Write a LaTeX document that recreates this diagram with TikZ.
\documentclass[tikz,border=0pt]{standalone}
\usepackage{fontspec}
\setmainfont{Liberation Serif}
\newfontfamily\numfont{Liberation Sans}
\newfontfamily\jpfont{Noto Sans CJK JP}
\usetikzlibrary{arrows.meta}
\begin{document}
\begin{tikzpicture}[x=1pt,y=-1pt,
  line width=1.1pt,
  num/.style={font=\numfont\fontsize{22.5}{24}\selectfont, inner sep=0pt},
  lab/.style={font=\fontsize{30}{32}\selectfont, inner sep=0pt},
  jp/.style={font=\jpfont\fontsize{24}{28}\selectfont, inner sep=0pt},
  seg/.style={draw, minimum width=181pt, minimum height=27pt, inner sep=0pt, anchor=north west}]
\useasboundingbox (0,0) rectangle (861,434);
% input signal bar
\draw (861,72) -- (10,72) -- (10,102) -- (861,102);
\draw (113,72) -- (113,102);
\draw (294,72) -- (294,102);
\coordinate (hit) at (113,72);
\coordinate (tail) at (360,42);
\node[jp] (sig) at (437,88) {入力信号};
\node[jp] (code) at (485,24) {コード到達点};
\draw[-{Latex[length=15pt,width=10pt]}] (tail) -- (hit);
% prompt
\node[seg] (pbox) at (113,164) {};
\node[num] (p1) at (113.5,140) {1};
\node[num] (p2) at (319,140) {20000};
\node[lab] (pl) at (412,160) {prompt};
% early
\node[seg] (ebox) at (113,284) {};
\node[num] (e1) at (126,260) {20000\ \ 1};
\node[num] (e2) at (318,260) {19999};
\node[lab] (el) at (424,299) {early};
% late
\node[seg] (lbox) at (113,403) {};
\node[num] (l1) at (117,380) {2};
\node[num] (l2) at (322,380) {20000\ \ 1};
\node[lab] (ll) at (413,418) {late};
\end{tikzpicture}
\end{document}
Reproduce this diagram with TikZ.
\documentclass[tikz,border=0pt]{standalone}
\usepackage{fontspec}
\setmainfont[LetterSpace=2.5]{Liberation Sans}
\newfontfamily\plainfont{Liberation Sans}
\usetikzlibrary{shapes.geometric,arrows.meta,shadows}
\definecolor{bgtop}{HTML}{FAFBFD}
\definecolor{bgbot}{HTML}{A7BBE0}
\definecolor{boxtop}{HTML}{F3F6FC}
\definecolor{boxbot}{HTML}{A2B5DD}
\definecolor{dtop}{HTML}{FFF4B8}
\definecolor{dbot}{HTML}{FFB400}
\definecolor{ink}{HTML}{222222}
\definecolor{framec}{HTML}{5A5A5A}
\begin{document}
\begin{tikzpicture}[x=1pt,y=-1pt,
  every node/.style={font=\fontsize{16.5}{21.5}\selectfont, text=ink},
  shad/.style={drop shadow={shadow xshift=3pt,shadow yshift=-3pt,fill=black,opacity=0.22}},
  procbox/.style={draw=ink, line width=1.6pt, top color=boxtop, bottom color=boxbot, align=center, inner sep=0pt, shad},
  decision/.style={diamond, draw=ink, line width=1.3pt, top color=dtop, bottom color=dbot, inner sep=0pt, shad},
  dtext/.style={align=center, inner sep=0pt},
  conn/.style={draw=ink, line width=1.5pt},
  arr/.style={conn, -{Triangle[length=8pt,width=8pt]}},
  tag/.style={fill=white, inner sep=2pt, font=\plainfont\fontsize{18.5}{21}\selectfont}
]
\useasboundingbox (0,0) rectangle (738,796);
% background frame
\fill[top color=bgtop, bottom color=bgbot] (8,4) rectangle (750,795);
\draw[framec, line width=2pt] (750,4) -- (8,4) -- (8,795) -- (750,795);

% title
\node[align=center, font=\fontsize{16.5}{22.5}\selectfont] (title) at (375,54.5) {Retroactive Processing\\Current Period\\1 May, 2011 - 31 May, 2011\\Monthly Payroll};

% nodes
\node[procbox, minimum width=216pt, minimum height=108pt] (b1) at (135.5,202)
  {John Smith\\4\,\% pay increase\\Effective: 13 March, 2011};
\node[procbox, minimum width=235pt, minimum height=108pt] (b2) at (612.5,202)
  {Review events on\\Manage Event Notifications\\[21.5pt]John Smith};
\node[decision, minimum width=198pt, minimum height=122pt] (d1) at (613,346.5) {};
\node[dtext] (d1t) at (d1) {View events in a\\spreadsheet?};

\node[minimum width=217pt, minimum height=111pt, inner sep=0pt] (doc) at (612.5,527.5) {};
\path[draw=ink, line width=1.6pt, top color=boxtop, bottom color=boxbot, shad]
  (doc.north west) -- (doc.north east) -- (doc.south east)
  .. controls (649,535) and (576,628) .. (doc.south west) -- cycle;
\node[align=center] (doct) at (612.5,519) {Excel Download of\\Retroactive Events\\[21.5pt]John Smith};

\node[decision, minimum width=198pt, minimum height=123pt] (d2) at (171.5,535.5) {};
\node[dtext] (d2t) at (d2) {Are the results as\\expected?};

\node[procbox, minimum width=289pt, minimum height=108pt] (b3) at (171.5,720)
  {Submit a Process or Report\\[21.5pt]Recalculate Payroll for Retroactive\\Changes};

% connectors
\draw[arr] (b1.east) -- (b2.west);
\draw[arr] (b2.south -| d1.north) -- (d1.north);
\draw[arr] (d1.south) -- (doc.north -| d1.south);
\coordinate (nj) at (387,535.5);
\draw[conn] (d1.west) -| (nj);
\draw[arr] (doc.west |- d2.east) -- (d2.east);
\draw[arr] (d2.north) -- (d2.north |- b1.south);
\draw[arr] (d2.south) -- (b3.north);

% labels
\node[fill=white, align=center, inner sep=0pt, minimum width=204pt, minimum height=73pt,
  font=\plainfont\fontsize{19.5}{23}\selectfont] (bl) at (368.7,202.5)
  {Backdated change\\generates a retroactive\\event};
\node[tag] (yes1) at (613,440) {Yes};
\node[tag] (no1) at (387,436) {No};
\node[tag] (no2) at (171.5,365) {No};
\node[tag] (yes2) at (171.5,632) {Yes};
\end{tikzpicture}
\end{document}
━━━
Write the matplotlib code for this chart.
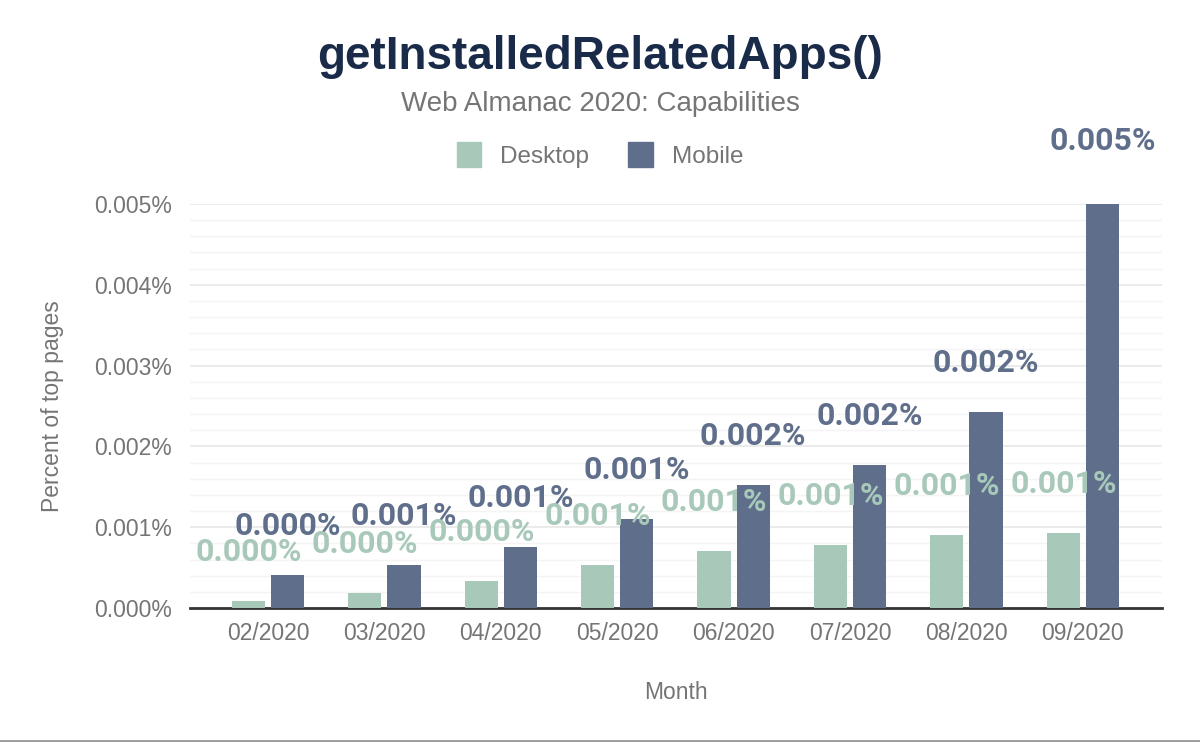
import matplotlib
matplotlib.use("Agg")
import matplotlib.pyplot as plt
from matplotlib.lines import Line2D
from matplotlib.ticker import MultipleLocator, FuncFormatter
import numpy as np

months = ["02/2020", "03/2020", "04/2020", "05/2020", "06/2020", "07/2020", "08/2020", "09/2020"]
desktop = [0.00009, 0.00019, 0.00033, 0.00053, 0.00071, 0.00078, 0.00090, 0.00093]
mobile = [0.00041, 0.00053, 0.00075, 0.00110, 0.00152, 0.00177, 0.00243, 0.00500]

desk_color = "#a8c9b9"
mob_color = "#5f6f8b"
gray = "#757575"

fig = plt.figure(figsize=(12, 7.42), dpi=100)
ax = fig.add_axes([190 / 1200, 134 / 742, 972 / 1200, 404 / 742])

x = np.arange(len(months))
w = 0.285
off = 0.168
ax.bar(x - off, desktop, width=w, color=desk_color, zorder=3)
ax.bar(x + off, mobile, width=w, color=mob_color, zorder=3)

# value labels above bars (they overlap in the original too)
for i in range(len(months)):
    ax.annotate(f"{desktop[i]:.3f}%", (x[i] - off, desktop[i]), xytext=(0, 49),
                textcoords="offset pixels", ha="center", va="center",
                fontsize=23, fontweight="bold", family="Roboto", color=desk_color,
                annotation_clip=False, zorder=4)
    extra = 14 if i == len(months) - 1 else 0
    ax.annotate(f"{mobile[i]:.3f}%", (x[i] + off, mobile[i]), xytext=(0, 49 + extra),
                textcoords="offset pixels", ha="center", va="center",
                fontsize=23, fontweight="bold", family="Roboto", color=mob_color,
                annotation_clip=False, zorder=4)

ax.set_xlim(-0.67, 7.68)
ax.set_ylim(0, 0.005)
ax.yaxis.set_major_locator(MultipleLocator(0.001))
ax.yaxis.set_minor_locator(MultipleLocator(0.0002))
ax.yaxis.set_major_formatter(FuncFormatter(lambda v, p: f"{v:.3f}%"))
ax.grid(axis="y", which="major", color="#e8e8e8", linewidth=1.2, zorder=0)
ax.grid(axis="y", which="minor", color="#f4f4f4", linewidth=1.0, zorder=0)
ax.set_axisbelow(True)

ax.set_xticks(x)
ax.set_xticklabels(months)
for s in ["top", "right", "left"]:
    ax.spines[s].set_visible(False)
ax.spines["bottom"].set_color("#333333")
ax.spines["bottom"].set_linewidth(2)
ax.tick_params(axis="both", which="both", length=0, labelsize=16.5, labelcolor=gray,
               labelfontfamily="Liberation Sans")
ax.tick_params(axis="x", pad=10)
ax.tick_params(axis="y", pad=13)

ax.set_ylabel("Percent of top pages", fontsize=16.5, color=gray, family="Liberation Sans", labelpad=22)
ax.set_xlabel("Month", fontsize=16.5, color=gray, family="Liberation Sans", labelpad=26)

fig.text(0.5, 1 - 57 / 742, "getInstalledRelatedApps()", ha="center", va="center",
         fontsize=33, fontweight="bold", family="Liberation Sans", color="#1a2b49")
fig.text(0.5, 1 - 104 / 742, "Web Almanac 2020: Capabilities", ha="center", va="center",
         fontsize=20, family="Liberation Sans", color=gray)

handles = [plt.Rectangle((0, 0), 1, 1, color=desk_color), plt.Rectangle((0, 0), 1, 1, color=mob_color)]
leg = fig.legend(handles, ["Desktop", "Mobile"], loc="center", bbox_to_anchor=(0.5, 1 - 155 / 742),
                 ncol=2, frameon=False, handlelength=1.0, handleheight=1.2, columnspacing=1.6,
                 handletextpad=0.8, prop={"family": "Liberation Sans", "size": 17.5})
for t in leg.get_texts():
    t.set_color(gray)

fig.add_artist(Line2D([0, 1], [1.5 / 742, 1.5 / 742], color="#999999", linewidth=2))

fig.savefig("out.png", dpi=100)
━━━
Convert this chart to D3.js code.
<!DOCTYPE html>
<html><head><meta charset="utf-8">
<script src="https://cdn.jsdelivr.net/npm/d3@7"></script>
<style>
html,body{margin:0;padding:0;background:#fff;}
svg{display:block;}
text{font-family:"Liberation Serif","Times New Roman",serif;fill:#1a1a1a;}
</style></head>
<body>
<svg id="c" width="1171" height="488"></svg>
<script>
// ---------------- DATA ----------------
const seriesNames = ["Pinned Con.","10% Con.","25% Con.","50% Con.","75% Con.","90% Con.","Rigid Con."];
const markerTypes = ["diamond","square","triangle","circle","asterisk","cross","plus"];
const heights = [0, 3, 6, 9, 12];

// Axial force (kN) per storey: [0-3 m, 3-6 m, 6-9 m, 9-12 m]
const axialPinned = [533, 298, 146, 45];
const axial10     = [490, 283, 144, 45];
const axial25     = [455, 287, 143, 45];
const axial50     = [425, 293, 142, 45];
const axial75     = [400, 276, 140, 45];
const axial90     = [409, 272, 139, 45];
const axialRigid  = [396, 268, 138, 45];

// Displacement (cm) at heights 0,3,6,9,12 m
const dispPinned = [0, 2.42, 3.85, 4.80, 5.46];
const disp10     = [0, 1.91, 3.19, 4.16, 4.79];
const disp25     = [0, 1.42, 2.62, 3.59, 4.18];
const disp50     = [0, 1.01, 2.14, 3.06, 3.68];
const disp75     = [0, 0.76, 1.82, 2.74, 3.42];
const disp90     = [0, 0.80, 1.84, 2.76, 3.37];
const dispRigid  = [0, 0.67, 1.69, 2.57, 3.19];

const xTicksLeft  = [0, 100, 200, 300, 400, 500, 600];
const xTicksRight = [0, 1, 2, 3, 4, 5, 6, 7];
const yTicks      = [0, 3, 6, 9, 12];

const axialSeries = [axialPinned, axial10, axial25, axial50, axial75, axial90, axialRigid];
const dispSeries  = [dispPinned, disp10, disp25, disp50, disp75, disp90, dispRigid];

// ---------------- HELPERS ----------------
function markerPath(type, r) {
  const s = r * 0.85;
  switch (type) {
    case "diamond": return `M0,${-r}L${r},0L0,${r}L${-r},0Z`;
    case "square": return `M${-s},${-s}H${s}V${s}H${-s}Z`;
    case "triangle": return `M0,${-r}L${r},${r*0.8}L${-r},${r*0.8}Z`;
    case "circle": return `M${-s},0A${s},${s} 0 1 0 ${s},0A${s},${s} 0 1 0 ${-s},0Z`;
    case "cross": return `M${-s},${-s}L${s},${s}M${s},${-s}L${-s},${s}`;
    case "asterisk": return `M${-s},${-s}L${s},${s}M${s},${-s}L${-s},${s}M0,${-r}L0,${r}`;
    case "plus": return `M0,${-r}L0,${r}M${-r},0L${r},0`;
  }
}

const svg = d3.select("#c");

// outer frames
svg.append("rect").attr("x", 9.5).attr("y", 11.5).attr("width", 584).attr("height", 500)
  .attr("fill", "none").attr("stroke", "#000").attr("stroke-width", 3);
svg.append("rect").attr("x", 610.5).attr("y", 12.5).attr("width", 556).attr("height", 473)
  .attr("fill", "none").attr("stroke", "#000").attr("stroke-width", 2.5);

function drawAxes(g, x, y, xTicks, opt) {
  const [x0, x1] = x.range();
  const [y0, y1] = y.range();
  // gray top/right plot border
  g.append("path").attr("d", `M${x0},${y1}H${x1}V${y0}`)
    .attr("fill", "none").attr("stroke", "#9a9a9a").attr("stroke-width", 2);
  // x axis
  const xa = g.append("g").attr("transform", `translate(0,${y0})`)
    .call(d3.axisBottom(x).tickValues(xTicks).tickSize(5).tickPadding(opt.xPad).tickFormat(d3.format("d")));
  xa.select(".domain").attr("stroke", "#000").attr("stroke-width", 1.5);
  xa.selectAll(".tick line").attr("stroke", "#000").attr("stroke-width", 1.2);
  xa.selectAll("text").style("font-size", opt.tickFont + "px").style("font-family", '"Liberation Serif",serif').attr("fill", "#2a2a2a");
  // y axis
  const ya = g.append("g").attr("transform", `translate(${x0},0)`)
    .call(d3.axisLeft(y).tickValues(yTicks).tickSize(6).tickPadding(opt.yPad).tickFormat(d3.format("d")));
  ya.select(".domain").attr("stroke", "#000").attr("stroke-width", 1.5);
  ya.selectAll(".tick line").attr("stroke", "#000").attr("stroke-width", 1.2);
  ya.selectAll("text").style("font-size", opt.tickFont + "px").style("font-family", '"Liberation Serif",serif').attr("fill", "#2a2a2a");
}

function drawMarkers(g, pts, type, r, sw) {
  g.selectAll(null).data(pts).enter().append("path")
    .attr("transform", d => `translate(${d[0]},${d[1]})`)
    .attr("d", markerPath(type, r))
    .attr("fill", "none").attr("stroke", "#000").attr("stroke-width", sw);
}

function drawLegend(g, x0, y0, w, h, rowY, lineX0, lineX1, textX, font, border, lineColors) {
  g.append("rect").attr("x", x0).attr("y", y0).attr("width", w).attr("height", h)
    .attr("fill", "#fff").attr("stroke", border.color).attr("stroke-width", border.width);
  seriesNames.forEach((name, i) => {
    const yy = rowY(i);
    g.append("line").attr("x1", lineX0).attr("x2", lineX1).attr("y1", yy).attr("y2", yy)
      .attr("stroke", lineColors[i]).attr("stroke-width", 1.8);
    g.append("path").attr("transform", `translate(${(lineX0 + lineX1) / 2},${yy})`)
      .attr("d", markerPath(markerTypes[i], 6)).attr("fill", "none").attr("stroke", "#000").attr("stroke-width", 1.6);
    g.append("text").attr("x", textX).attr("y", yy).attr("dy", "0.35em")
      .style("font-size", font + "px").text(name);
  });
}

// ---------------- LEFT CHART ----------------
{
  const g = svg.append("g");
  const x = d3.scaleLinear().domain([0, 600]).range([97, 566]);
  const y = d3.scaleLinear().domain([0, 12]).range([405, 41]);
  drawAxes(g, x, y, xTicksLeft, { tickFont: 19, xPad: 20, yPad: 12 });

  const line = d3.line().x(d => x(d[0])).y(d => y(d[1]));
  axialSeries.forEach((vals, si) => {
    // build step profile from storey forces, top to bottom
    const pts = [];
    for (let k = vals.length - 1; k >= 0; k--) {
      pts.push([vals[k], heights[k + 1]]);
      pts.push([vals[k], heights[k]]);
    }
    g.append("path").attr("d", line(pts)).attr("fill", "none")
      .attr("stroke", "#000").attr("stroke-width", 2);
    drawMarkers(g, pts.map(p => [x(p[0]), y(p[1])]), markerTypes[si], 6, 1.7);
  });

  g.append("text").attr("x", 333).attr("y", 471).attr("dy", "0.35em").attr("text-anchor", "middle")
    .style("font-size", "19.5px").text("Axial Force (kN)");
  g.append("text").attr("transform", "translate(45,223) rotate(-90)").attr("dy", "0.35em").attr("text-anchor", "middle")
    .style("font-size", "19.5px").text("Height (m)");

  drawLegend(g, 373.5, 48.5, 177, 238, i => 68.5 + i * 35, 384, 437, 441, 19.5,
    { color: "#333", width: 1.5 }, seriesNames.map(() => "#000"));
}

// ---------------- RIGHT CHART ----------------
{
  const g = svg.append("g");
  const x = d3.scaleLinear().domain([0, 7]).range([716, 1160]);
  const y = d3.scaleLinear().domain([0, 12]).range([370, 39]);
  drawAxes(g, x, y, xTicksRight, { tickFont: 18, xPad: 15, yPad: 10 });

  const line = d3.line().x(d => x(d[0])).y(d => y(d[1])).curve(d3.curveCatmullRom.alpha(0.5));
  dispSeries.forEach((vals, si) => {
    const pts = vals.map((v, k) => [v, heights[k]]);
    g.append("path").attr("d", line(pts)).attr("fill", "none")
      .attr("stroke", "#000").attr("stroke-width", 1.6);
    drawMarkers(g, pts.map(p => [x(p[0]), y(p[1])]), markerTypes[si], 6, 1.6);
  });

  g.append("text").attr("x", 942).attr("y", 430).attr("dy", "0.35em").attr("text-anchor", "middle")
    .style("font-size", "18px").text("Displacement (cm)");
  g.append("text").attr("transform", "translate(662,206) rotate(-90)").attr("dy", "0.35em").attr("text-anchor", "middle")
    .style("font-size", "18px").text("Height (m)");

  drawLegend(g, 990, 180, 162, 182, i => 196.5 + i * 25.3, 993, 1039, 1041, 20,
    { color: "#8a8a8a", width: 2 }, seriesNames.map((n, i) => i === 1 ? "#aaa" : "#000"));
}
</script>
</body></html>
━━━
AIM OF THE EXERCISE —
Transcribe only the lines above that start at the line containing "Write the matplotlib code for this chart." and end at the line containing "ax.bar(x + off, mobile, width=w, color=mob_color, zorder=3)". Omit pictures.

RIGHT ANSWER —
Write the matplotlib code for this chart.
import matplotlib
matplotlib.use("Agg")
import matplotlib.pyplot as plt
from matplotlib.lines import Line2D
from matplotlib.ticker import MultipleLocator, FuncFormatter
import numpy as np

months = ["02/2020", "03/2020", "04/2020", "05/2020", "06/2020", "07/2020", "08/2020", "09/2020"]
desktop = [0.00009, 0.00019, 0.00033, 0.00053, 0.00071, 0.00078, 0.00090, 0.00093]
mobile = [0.00041, 0.00053, 0.00075, 0.00110, 0.00152, 0.00177, 0.00243, 0.00500]

desk_color = "#a8c9b9"
mob_color = "#5f6f8b"
gray = "#757575"

fig = plt.figure(figsize=(12, 7.42), dpi=100)
ax = fig.add_axes([190 / 1200, 134 / 742, 972 / 1200, 404 / 742])

x = np.arange(len(months))
w = 0.285
off = 0.168
ax.bar(x - off, desktop, width=w, color=desk_color, zorder=3)
ax.bar(x + off, mobile, width=w, color=mob_color, zorder=3)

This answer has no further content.